§ What you will do:
Skip every image and restate the data word for word.

§ Information supplied:
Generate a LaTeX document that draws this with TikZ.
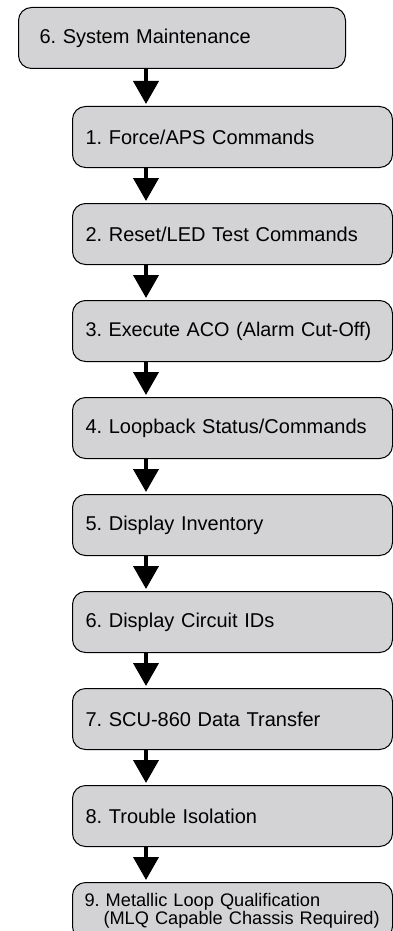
\documentclass[tikz,border=0pt]{standalone}
\usepackage{fontspec}
\setmainfont{Liberation Sans}
\frenchspacing
\usetikzlibrary{positioning,arrows.meta}
\definecolor{menugray}{RGB}{211,211,213}
\tikzset{
  menu/.style={draw=black, line width=1pt, fill=menugray, rounded corners=13pt,
    minimum height=61pt, inner xsep=13pt, text width=294pt, align=left,
    font=\fontsize{20}{24}\selectfont},
  flow/.style={-{Triangle[width=25pt,length=23pt]}, line width=4pt, shorten >=2pt}
}
\begin{document}
\begin{tikzpicture}[x=1pt,y=1pt]
  \useasboundingbox (0,0) rectangle (393,-931);
  \node [menu, anchor=north west, inner xsep=21pt, text width=285pt] (top) at (18,-7)
    {6. System Maintenance};
  \node [menu, below right=37pt and 54pt of top.south west] (b1) {1. Force/APS Commands};
  \node [menu, below=35pt of b1] (b2) {2. Reset/LED Test Commands};
  \node [menu, below=35pt of b2, font=\fontsize{19.8}{24}\selectfont] (b3)
    {\mbox{3. Execute ACO (Alarm Cut-Off)}};
  \node [menu, below=35pt of b3] (b4) {4. Loopback Status/Commands};
  \node [menu, below=35pt of b4] (b5) {5. Display Inventory};
  \node [menu, below=35pt of b5] (b6) {6. Display Circuit IDs};
  \node [menu, below=35pt of b6] (b7) {7. SCU-860 Data Transfer};
  \node [menu, below=35pt of b7] (b8) {8. Trouble Isolation};
  \node [menu, below=35pt of b8, minimum height=57pt, inner xsep=12pt, text width=296pt,
    font=\fontsize{18.2}{18}\selectfont] (b9)
    {9. Metallic Loop Qualification\\\hspace*{19pt}(MLQ Capable Chassis Required)};
  % arrows down the left side
  \draw [flow] ([xshift=74pt]b1.north west |- top.south) -- ([xshift=74pt]b1.north west);
  \foreach \a/\b in {b1/b2,b2/b3,b3/b4,b4/b5,b5/b6,b6/b7,b7/b8,b8/b9}
    \draw [flow] ([xshift=74pt]\a.south west) -- ([xshift=74pt]\b.north west);
\end{tikzpicture}
\end{document}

§ Written solution:
Generate a LaTeX document that draws this with TikZ.
\documentclass[tikz,border=0pt]{standalone}
\usepackage{fontspec}
\setmainfont{Liberation Sans}
\frenchspacing
\usetikzlibrary{positioning,arrows.meta}
\definecolor{menugray}{RGB}{211,211,213}
\tikzset{
  menu/.style={draw=black, line width=1pt, fill=menugray, rounded corners=13pt,
    minimum height=61pt, inner xsep=13pt, text width=294pt, align=left,
    font=\fontsize{20}{24}\selectfont},
  flow/.style={-{Triangle[width=25pt,length=23pt]}, line width=4pt, shorten >=2pt}
}
\begin{document}
\begin{tikzpicture}[x=1pt,y=1pt]
  \useasboundingbox (0,0) rectangle (393,-931);
  \node [menu, anchor=north west, inner xsep=21pt, text width=285pt] (top) at (18,-7)
    {6. System Maintenance};
  \node [menu, below right=37pt and 54pt of top.south west] (b1) {1. Force/APS Commands};
  \node [menu, below=35pt of b1] (b2) {2. Reset/LED Test Commands};
  \node [menu, below=35pt of b2, font=\fontsize{19.8}{24}\selectfont] (b3)
    {\mbox{3. Execute ACO (Alarm Cut-Off)}};
  \node [menu, below=35pt of b3] (b4) {4. Loopback Status/Commands};
  \node [menu, below=35pt of b4] (b5) {5. Display Inventory};
  \node [menu, below=35pt of b5] (b6) {6. Display Circuit IDs};
  \node [menu, below=35pt of b6] (b7) {7. SCU-860 Data Transfer};
  \node [menu, below=35pt of b7] (b8) {8. Trouble Isolation};
  \node [menu, below=35pt of b8, minimum height=57pt, inner xsep=12pt, text width=296pt,
    font=\fontsize{18.2}{18}\selectfont] (b9)
    {9. Metallic Loop Qualification\\\hspace*{19pt}(MLQ Capable Chassis Required)};
  % arrows down the left side
  \draw [flow] ([xshift=74pt]b1.north west |- top.south) -- ([xshift=74pt]b1.north west);
  \foreach \a/\b in {b1/b2,b2/b3,b3/b4,b4/b5,b5/b6,b6/b7,b7/b8,b8/b9}
    \draw [flow] ([xshift=74pt]\a.south west) -- ([xshift=74pt]\b.north west);
\end{tikzpicture}
\end{document}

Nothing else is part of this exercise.